DATA SECTION start

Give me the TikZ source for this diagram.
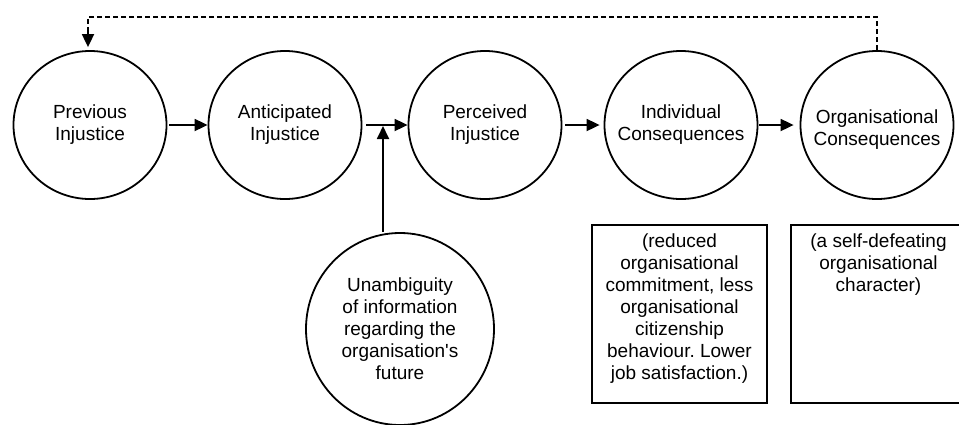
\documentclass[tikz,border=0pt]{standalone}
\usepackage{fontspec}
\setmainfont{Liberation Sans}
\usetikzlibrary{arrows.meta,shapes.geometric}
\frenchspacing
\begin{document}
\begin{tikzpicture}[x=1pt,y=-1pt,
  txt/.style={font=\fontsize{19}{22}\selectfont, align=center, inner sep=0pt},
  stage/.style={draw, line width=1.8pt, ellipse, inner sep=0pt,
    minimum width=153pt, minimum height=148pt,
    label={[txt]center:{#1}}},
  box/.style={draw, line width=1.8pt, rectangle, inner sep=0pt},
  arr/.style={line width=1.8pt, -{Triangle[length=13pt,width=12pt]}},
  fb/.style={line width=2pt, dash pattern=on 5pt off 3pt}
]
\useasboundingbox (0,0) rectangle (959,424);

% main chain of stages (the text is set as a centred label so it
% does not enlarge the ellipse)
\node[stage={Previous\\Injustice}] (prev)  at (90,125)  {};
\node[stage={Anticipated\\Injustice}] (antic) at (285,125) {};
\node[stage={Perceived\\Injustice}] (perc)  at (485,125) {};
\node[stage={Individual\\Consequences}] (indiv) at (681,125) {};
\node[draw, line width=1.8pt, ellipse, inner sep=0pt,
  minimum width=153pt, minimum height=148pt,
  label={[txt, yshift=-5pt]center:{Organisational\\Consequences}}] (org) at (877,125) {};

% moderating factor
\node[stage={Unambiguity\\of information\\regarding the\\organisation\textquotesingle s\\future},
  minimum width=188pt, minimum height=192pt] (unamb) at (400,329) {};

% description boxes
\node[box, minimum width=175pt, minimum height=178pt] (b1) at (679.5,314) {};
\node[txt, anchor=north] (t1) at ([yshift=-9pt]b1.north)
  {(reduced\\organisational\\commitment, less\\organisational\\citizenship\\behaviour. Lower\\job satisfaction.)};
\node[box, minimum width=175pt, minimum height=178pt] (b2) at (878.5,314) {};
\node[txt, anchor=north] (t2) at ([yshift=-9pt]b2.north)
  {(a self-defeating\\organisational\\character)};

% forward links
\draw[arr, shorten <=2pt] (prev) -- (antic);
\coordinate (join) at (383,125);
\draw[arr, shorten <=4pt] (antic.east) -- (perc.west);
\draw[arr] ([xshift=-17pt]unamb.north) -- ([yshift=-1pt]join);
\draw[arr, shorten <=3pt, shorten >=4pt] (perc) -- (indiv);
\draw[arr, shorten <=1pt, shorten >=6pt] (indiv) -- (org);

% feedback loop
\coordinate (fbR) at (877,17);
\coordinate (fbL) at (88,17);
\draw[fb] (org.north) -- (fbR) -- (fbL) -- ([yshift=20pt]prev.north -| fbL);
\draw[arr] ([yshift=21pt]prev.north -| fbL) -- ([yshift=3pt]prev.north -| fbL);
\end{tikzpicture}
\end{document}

DATA SECTION end

EXERCISE PROMPT: Extract the lines exactly, please: the first line of the listing, the line with "(0,0) rectangle (959,424);", and every line between them, but no pictures.

RESPONSE TO THIS TASK:
Give me the TikZ source for this diagram.
\documentclass[tikz,border=0pt]{standalone}
\usepackage{fontspec}
\setmainfont{Liberation Sans}
\usetikzlibrary{arrows.meta,shapes.geometric}
\frenchspacing
\begin{document}
\begin{tikzpicture}[x=1pt,y=-1pt,
  txt/.style={font=\fontsize{19}{22}\selectfont, align=center, inner sep=0pt},
  stage/.style={draw, line width=1.8pt, ellipse, inner sep=0pt,
    minimum width=153pt, minimum height=148pt,
    label={[txt]center:{#1}}},
  box/.style={draw, line width=1.8pt, rectangle, inner sep=0pt},
  arr/.style={line width=1.8pt, -{Triangle[length=13pt,width=12pt]}},
  fb/.style={line width=2pt, dash pattern=on 5pt off 3pt}
]
\useasboundingbox (0,0) rectangle (959,424);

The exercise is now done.